Wallace also ruled in the King-Willmann case that Webster Groves didn't successfully make its case that being forced to accept the teen violates the Hancock Amendment to the Missouri Constitution, which bars unfunded mandates.

Despite the ruling, the Webster Groves district refused to admit King-Willmann and appealed on several grounds, including that the St. Louis School District should be a party in the lawsuit because it would be required to pay tuition and transportation costs. The district also argued it is impossible to comply, saying that "a large influx of City School District students could, virtually overnight, require the School District to find additional classroom space, increase class size, require hiring of new teachers and other staff, and incur numerous other expenses and costs associated with increased enrollment."

Douglas Copeland, attorney for Webster Groves schools, said it was important to resolve the issues because many students want to transfer. A study conducted as part of the Clayton litigation found that nearly one-third of St. Louis students would change schools if they were allowed to take advantage of the transfer law.

"That's our concern — not that you have to take one child but that you have to take them all," Copeland said. "And there are quite a few who want to come so that's why we want to pursue it."

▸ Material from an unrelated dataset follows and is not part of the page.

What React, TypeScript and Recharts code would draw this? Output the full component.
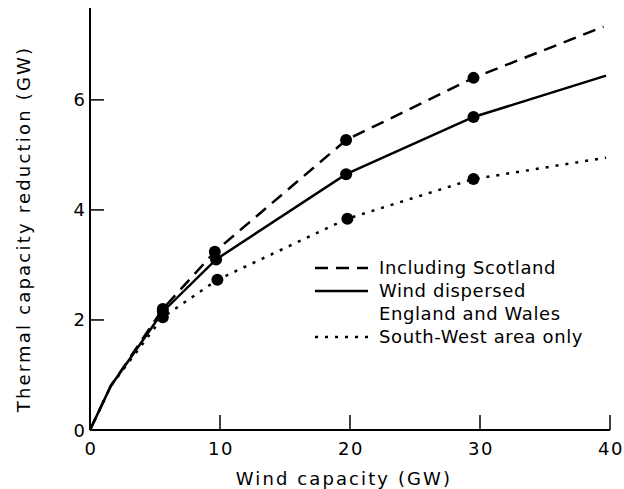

King-Willmann did not file a responsive brief, but the state will argue the case in place of the student. In pretrial briefs, the state contends that the district can't use the Hancock Amendment as a defense because that ability is limited to taxpayers. The state also noted in its brief that the case addresses the admission one student — not many — and said that it suspects the costs of accepting King-Willmann would be "minimal."

Also in the St. Louis area, the transfer law prompted members of the St. Louis Fire Department to file a lawsuit last month after they were denied admission to three suburban school districts. The plaintiff firefighters are required to live in the city for their jobs and have been paying to send their children to parochial schools.

On the other side of the state, five suburban districts have sued the recently unaccredited Kansas City School District over its plan for handling transfers of students to accredited school systems. One issue is that the Kansas City district wants to pay tuition in monthly installments, while the surrounding districts want the money up front.